Furthermore, there was additional controversy when it came to whether the ‘without prejudice’ statement was valid because it was instigated and effectively forced on Ms Mezzotero by a person of higher authority.

The EAT ruled that because Ms Mezzotero’s meeting was with her superiors at the bank, and the ‘without prejudice’ statement was only introduced suddenly when the meeting was underway, it wasn’t clear whether or not Ms Mezzotero agreed to it. As she was subordinate to Mr Hearn and Mr Doyle, with whom she had the meeting, it was found that she could have been coerced into accepting terms she didn’t actually agree with, but would then be unable to raise this later in legal proceedings if the ‘without prejudice’ statement was allowed to stand. Consequently, this situation provided further grounds for the EAT to regard the ‘without prejudice’ label as invalid.
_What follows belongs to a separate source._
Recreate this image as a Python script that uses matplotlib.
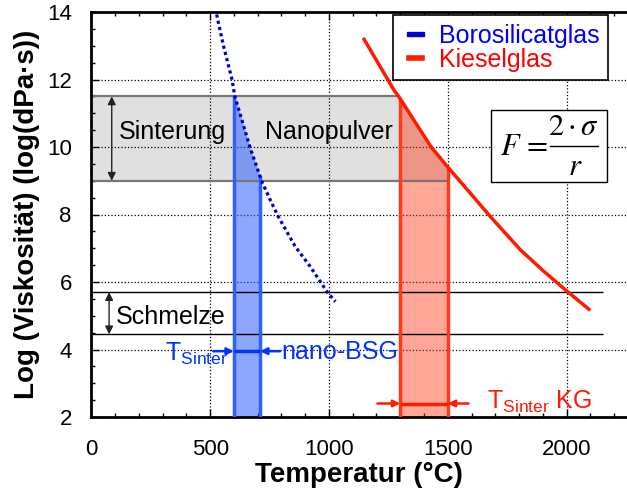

In summary, the ‘without prejudice’ rule can only be used in situations where parties are genuinely attempting to settle a dispute  and where there is no suggestion that either party has been pressured or coerced into accepting that a discussion be ‘without prejudice’.. Furthermore, BNP Paribas v Mezzotero shows that having a ‘grievance’ with an employer does not necessarily count as a ‘dispute’.

The key points to be taken away from this case, concerning the ‘without prejudice’ rule, are that both employee and employer need to be aware of their legal rights when negotiating a grievance or employment dispute. Employees need to understand that the ‘without prejudice’ rule can be used to prevent sensitive discussions from being heard in legal proceedings. This means being wary of any attempts by their employer to pressure them into dealing with matters through ‘without prejudice’ conversations, and seeking legal advice whenever unsure of their rights.